One thing: intellect is violent and aggressive, so the ultimate outcome through intellect can only be death, not life. It is partial, not total, and parts are dead. Life is an organic unity. You can know life through synthesis, not through analysis. The greater the synthesis the higher the forms of life that evolve. God is the ultimate synthesis, the total unity, the wholeness of existence. God is not a puzzle but the ultimate synthesis of all that is — matter is the ultimate analysis of all that is.
So science comes to atomic materiality and religion comes to cosmic consciousness. Science moves downwards to the last, lowest denominator and religion moves upwards to the highest denominator. They move in opposite dimensions. So science transforms everything into a problem, because if you have to tackle it scientifically, you first have to decide whether it is a problem or not. Religion takes mystery as the base. There is no problem, life is not a problem. The emphasis is that it cannot be solved. A problem means something solvable, something which can be known, something knowable. It may not be known right now, but it is not unknowable. At the most it may be unknown, but that unknownness will disappear and it will be transformed into a known thing.
So really, religion cannot ask a question like, “What is life?” This is absurd. Religion cannot ask such a question as, “What is God?” This is nonsense. The very approach of religion is not to create problems. Religion can ask how to be more alive, how to be in the very current of life, how to live abundantly; religion can ask how to be a God — but it cannot ask what God is.

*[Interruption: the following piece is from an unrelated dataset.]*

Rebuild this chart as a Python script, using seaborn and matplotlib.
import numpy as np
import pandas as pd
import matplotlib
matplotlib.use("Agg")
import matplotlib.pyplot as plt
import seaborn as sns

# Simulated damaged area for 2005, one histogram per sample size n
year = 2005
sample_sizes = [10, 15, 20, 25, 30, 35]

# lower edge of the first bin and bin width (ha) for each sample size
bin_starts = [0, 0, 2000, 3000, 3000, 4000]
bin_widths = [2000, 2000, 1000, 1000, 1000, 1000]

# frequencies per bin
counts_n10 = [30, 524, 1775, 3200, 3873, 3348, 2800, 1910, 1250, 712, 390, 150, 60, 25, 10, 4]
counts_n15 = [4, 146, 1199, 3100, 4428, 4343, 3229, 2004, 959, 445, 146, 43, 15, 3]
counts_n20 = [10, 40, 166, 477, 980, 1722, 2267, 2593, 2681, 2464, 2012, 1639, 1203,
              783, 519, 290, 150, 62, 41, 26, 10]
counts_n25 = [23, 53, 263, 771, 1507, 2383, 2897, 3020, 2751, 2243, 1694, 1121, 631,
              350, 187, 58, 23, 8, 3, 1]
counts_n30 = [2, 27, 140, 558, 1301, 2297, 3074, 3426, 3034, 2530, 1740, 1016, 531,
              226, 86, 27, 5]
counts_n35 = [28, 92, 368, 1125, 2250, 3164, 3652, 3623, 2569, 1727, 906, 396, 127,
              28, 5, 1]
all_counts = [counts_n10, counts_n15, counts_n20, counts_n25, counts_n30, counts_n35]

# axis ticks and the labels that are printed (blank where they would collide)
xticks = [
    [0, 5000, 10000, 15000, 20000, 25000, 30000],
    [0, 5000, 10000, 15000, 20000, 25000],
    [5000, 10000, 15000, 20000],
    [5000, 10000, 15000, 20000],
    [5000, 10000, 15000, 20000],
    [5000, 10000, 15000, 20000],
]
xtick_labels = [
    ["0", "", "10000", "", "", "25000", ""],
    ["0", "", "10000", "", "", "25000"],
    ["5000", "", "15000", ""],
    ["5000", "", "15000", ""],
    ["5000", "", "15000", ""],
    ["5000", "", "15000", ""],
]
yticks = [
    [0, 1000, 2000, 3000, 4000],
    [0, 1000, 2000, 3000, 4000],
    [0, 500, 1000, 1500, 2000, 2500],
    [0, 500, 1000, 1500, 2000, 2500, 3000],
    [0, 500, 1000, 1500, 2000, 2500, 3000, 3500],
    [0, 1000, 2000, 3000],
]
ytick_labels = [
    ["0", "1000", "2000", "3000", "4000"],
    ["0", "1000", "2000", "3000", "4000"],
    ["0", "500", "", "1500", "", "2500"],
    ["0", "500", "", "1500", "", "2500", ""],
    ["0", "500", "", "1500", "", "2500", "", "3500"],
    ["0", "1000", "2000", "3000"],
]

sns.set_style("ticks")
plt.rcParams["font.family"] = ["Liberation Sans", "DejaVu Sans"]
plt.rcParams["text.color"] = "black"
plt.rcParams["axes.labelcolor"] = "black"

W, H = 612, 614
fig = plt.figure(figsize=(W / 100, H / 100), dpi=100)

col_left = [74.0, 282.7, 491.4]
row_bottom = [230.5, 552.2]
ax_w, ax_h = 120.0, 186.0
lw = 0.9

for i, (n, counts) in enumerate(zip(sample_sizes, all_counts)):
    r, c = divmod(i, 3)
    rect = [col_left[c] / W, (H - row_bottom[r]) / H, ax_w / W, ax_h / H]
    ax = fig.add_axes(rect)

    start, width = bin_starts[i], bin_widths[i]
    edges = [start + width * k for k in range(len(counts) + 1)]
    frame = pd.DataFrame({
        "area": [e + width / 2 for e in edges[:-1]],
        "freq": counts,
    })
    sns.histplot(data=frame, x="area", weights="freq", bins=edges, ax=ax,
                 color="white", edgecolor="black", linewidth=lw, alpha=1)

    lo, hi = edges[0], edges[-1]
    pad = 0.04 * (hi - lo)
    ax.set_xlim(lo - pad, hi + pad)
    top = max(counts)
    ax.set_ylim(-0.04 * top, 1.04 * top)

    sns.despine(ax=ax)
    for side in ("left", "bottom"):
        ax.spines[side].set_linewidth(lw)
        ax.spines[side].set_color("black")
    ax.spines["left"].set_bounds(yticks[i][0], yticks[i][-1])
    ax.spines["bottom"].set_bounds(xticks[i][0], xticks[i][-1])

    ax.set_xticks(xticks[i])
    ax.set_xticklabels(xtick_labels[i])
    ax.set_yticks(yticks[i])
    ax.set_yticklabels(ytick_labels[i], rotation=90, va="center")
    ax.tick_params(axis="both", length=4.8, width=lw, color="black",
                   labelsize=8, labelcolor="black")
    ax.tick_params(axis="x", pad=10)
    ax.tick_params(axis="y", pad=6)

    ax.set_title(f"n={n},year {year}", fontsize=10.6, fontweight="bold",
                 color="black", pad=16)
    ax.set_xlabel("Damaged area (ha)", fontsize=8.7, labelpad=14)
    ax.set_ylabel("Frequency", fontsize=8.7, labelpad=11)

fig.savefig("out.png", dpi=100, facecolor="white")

We can live mysteries, we can become one with them, we can lose ourselves in them, we can have a totally difference existence, the very quality changes — but nothing is solved, because nothing can be solved. And all that appears to be solvable, all that appears to be knowable, is only because we are taking it in fragments. If we look at the whole then nothing is knowable, we just go on pushing the mystery backwards. All our questions are temporary, they appear to be answers only to lazy minds. If you have a penetrating mind you will come again upon the same mystery, only it has been pushed back, a step back. Just behind the answers the question is hidden. You have simply created a facade of an answer, just a curtain over the mystery.
If you can feel the distinction, then from the very beginning religion takes on a different shape, a different color and a different view. The whole perspective changes. These techniques that we are discussing here are not to solve anything — they don’t take life as a problem. Life is there. It has been a mystery and will remain a mystery. Whatsoever we do we cannot demystify it, because to be mysterious is the very quality of it. That life is mysterious is not something accidental, it is not something which can be separated, it is the very life itself. So to me, the more you enter into the mysterium, into the mysterious, the more religious you become.
A really religious man will not say that he believes in God; he will not say that God exists. These things seem to be very superficial, they seem to be like answers given to certain questions. A religious man cannot utter such profanities — that God is. It is such a profound phenomenon, such a mysterious thing, that to say anything will be profane. So whenever someone asked Buddha whether God existed or not, he remained silent. You are asking a thing which cannot be answered. Not that there is no God, but to answer such a thing will make it answerable. Then life will become a problem which can be answered. Then the mystery disappears. So Buddha said, “Don’t ask me any metaphysical questions.”
Questions can only be physical. Physics can answer them. Metaphysical questions are not there, they cannot be, because metaphysics means the mystery.
These techniques are to help you to move more deeply into mystery, not into knowledge.
Or you can look at it in a different way: these techniques are to help you to be unburdened of your knowledge. They are not to help you to increase your `knowledgeability’, because `knowledgeability’ is the barrier. The door is then closed for the mystery. The more you know, the less you are capable of penetrating deep into life. The original wonder must be recaptured, because in a childlike sense of wonder nothing is known and everything becomes a mystery. And if you move into the mystery, the deeper you move, the deeper the mystery becomes. Then a moment comes when you can say that you don’t know anything. That is the right moment.
Now you have become meditative. When you can feel a deep ignorance, when you become aware that you don’t know anything, you have come to the right balancing point from where the door of the mystery can open. If you know, then the door is closed; if you are ignorant, fully alert that you don’t know anything, the door suddenly opens. The very feeling that you don’t know opens the door.
So take these techniques not as knowledge, but as a help to make you more innocent. Ignorance is innocent, knowledge is always a sort of cunningness, cleverness. If you can use your knowledge to be ignorant again, then you have used it rightly. This is the only use of all the scriptures, of all the knowledge, of all the Vedas — to make you childlike again.